### Supplied data

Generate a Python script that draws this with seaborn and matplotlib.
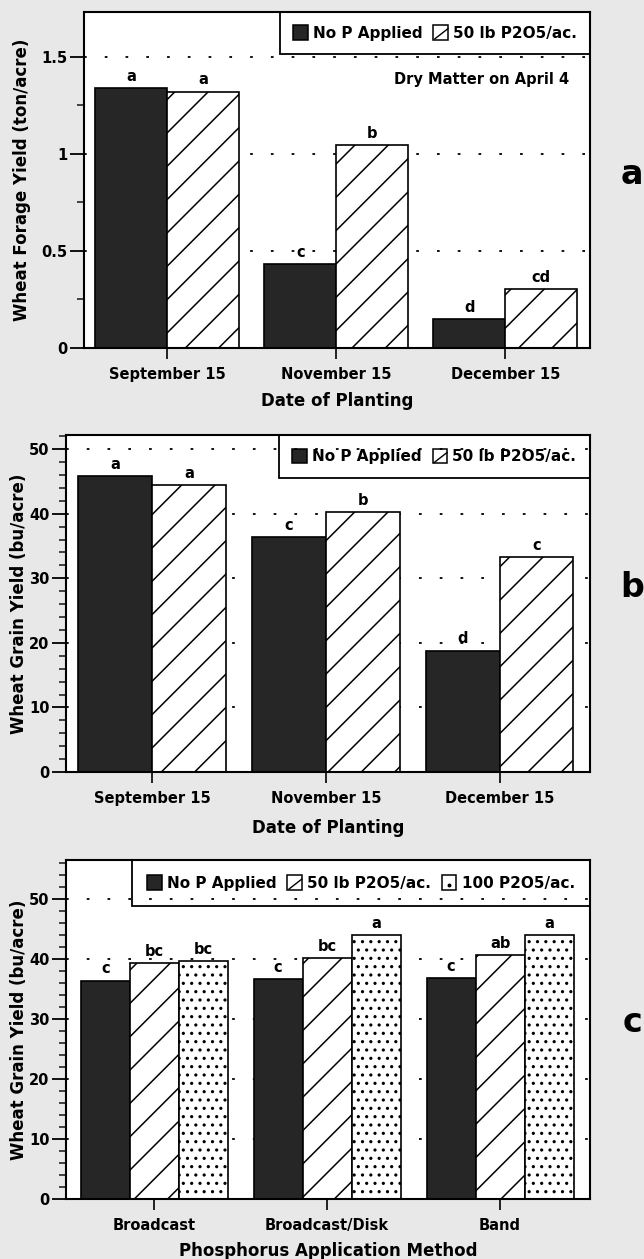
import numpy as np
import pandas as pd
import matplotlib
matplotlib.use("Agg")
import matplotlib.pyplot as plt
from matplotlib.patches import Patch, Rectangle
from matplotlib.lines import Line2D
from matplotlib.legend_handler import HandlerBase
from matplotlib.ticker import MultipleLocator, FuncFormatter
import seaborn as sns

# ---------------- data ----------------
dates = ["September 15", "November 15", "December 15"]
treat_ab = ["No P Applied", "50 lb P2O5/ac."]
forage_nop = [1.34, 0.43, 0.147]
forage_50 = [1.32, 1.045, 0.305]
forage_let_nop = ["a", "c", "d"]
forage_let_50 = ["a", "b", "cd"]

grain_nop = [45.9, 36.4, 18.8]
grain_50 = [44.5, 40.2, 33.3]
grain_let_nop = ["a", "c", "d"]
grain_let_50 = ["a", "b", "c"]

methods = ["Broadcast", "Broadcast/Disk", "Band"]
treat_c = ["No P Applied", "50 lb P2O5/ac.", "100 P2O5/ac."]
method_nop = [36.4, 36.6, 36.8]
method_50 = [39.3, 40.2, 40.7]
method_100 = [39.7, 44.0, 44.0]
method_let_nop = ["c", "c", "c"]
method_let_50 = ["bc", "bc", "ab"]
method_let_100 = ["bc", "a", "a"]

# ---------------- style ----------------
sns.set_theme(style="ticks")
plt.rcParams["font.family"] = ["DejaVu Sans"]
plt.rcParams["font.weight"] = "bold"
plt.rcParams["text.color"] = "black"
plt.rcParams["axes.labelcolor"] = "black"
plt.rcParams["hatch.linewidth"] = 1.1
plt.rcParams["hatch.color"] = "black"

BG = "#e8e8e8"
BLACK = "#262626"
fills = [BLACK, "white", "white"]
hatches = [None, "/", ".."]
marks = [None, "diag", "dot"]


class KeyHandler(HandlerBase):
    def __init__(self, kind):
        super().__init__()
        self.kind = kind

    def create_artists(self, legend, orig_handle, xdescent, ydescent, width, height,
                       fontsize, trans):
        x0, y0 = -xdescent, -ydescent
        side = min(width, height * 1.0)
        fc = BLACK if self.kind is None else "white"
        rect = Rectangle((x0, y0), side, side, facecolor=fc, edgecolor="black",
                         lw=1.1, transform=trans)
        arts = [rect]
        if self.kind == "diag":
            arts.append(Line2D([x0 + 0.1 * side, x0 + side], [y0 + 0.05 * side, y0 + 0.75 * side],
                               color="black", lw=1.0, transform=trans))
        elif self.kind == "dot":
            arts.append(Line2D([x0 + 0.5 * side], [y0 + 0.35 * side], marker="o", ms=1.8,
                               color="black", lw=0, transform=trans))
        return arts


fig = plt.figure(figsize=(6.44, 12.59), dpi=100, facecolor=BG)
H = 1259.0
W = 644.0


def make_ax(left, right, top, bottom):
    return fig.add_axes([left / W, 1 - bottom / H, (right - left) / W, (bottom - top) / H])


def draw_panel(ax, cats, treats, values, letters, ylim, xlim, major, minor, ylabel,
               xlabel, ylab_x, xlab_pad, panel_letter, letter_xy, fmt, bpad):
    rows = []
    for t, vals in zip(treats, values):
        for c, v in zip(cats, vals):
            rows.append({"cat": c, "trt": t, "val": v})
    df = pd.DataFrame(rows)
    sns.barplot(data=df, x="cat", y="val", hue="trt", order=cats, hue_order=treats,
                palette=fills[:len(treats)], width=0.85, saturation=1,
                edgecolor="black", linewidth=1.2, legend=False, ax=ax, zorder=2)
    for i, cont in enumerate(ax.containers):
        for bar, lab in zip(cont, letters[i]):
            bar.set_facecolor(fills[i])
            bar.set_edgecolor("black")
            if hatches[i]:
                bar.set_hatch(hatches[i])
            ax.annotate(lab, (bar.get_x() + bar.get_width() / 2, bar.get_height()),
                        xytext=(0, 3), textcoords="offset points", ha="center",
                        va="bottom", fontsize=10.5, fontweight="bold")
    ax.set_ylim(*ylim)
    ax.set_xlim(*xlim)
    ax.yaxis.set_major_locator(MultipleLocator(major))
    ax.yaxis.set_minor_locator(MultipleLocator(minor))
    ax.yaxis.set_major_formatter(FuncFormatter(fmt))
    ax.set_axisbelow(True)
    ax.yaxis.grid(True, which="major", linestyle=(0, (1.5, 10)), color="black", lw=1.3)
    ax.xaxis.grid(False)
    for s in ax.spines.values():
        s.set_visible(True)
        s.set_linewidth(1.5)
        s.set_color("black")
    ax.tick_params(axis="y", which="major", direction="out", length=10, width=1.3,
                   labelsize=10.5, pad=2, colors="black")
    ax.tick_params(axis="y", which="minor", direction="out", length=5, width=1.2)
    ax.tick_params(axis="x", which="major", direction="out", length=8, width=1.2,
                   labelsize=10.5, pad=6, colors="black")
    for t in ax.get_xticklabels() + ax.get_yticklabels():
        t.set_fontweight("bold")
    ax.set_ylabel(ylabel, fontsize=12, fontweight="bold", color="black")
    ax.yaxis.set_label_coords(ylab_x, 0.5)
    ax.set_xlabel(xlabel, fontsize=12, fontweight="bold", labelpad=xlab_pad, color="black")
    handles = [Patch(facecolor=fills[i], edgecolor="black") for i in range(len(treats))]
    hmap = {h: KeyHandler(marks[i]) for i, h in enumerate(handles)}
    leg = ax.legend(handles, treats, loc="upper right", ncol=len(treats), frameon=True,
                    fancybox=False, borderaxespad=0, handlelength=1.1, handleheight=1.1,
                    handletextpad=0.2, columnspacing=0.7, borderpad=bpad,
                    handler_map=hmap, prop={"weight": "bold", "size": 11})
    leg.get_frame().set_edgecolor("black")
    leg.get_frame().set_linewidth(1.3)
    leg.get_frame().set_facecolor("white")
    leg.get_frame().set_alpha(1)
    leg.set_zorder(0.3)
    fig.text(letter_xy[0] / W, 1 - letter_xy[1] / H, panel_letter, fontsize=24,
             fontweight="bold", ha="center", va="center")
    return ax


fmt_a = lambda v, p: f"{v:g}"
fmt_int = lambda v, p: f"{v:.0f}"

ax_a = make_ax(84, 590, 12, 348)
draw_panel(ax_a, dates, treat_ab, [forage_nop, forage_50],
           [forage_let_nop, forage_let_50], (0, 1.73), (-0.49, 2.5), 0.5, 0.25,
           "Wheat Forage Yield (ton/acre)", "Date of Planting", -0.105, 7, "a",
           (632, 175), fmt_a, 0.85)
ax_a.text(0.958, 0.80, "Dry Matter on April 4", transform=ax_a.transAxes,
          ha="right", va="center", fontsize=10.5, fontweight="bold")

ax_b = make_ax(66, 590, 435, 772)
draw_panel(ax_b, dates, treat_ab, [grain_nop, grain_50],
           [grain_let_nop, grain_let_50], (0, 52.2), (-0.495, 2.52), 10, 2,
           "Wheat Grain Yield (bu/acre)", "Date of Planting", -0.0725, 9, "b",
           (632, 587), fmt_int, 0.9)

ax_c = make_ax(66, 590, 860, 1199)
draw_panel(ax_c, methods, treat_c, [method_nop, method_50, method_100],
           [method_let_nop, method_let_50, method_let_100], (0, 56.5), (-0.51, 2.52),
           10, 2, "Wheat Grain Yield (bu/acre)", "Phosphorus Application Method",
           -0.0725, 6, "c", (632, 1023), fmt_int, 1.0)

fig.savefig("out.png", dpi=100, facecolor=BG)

######

| Given exercise |
Go from the first line of the listing to the line holding "self.kind = kind" and, please, transcribe those lines exactly, both included, with no pictures.

| Expected answer |
Generate a Python script that draws this with seaborn and matplotlib.
import numpy as np
import pandas as pd
import matplotlib
matplotlib.use("Agg")
import matplotlib.pyplot as plt
from matplotlib.patches import Patch, Rectangle
from matplotlib.lines import Line2D
from matplotlib.legend_handler import HandlerBase
from matplotlib.ticker import MultipleLocator, FuncFormatter
import seaborn as sns

# ---------------- data ----------------
dates = ["September 15", "November 15", "December 15"]
treat_ab = ["No P Applied", "50 lb P2O5/ac."]
forage_nop = [1.34, 0.43, 0.147]
forage_50 = [1.32, 1.045, 0.305]
forage_let_nop = ["a", "c", "d"]
forage_let_50 = ["a", "b", "cd"]

grain_nop = [45.9, 36.4, 18.8]
grain_50 = [44.5, 40.2, 33.3]
grain_let_nop = ["a", "c", "d"]
grain_let_50 = ["a", "b", "c"]

methods = ["Broadcast", "Broadcast/Disk", "Band"]
treat_c = ["No P Applied", "50 lb P2O5/ac.", "100 P2O5/ac."]
method_nop = [36.4, 36.6, 36.8]
method_50 = [39.3, 40.2, 40.7]
method_100 = [39.7, 44.0, 44.0]
method_let_nop = ["c", "c", "c"]
method_let_50 = ["bc", "bc", "ab"]
method_let_100 = ["bc", "a", "a"]

# ---------------- style ----------------
sns.set_theme(style="ticks")
plt.rcParams["font.family"] = ["DejaVu Sans"]
plt.rcParams["font.weight"] = "bold"
plt.rcParams["text.color"] = "black"
plt.rcParams["axes.labelcolor"] = "black"
plt.rcParams["hatch.linewidth"] = 1.1
plt.rcParams["hatch.color"] = "black"

BG = "#e8e8e8"
BLACK = "#262626"
fills = [BLACK, "white", "white"]
hatches = [None, "/", ".."]
marks = [None, "diag", "dot"]


class KeyHandler(HandlerBase):
    def __init__(self, kind):
        super().__init__()
        self.kind = kind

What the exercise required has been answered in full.